On Tuesday, U.S. Sen. Marco Rubio, R-Fla., and U.S. Rep. Michael McCaul, R-Texas, urged U.S. Commerce Sec. Wilbur Ross to strengthen rules regarding the Entity Listing for Semiconductor Manufacturing International Company (SMIC)—a company with strong ties to the military of the Chinese Communist Party (CCP). The lawmakers expressed concern that the current rules will not effectively cut SMIC off from U.S. technology and innovation, risking our national security.
Rubio is co-chair of the bipartisan and bicameral Congressional-Executive Commission on China (CECC), the chairman of the U.S. Senate Foreign Relations Subcommittee that oversees human rights, and a member of the Subcommittee on East Asia, the Pacific, and International Cybersecurity Policy. McCaul is the lead Republican on the U.S. House Foreign Affairs Committee and chairman of the China Task Force.
The full text of the letter is below.
Dear Secretary Ross:
We appreciate the Department of Commerce’s designation of 77 companies, including 60 from the People’s Republic of China (PRC), to its Entity List to restrict access of U.S. technology to entities that threaten our national security and foreign policy interests. However, we are deeply concerned that the rules pursuant to the Entity Listing for the Semiconductor Manufacturing International Company (SMIC) will be utterly ineffective in addressing this growing national security threat.
SMIC is a clear threat to U.S. national security, because of its integration into the defense establishment of the PRC and its national strategy for military-civil fusion. These linkages are well-documented by both the Department of Defense, which identified SMIC as a Chinese Communist Party (CCP) military company earlier this month, and private sector researchers at SOS International LLC. It is in the U.S. national security interest to prohibit the transfer of goods that might support SMIC’s production of semiconductors, because of the company’s role in helping the CCP military’s pursuit of “[displacing] the United States to achieve global preeminence in the future.”

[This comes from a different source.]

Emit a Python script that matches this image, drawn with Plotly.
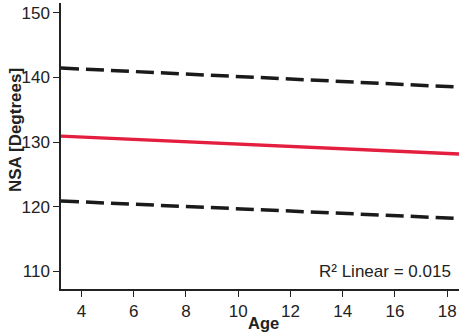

As written, the SMIC Entity Listing does not effectively mitigate that national security risk. By limiting the presumption of denial only to those items that are “uniquely” required to produce semiconductors at 10 nanometers and below, the Department of Commerce seems to be allowing SMIC access to nearly all semiconductor manufacturing equipment—undercutting the effectiveness of its nominal intent. Based on public commentary by the Taiwan Semiconductor Manufacturing Company, nearly 95 percent of the tools SMIC needs to make advanced semiconductor chips below 10 nanometers can be reused from older generations. In effect, SMIC will not face serious restrictions, because very few tools are “uniquely capable” of producing a certain chip size. Indeed, SMIC publicly stated that its designation has no material adverse effect on the company’s short-term operations. Consequently, we are deeply concerned that SMIC’s placement on the Entity List by the Bureau of Industry and Security was done for show and parochial commercial interests at the expense of U.S. national security.
Moreover, we fully expect companies to alter their supply chains to exploit shortcomings in the de minimis and Foreign-produced Direct Product Rule (FDPR) to continue sales to SMIC despite the Entity Listing. Your department must apply the same lessons from the Huawei Entity Listing and expand the FDPR for SMIC to cover any semiconductor manufacturing equipment that is built with or incorporates any U.S.-origin technology. We must ensure that SMIC is unable to access semiconductor manufacturing equipment from any location in the world. In addition, we are confused why the Department of Commerce did not apply recent lessons in how to use these controls.
Commercial considerations cannot outweigh national security obligations. The SMIC Entity List rule must be rewritten immediately to close these dangerous loopholes that would allow nearly all sales to SMIC to continue without restriction and support the CCP’s stated goal of military preeminence. Specifically, Commerce must mitigate these risks by immediately amending the SMIC rule to set the threshold at 16 nanometers and replace the phrase “uniquely required” with “capable of producing.” Any subsequent undersecretary overseeing Bureau of Industry and Security will need to explain how they intend to write policy with real consequences for CCP companies.
We look forward to working with you promptly to correct the problems in SMIC’s placement on the Entity List to best ensure U.S. national security.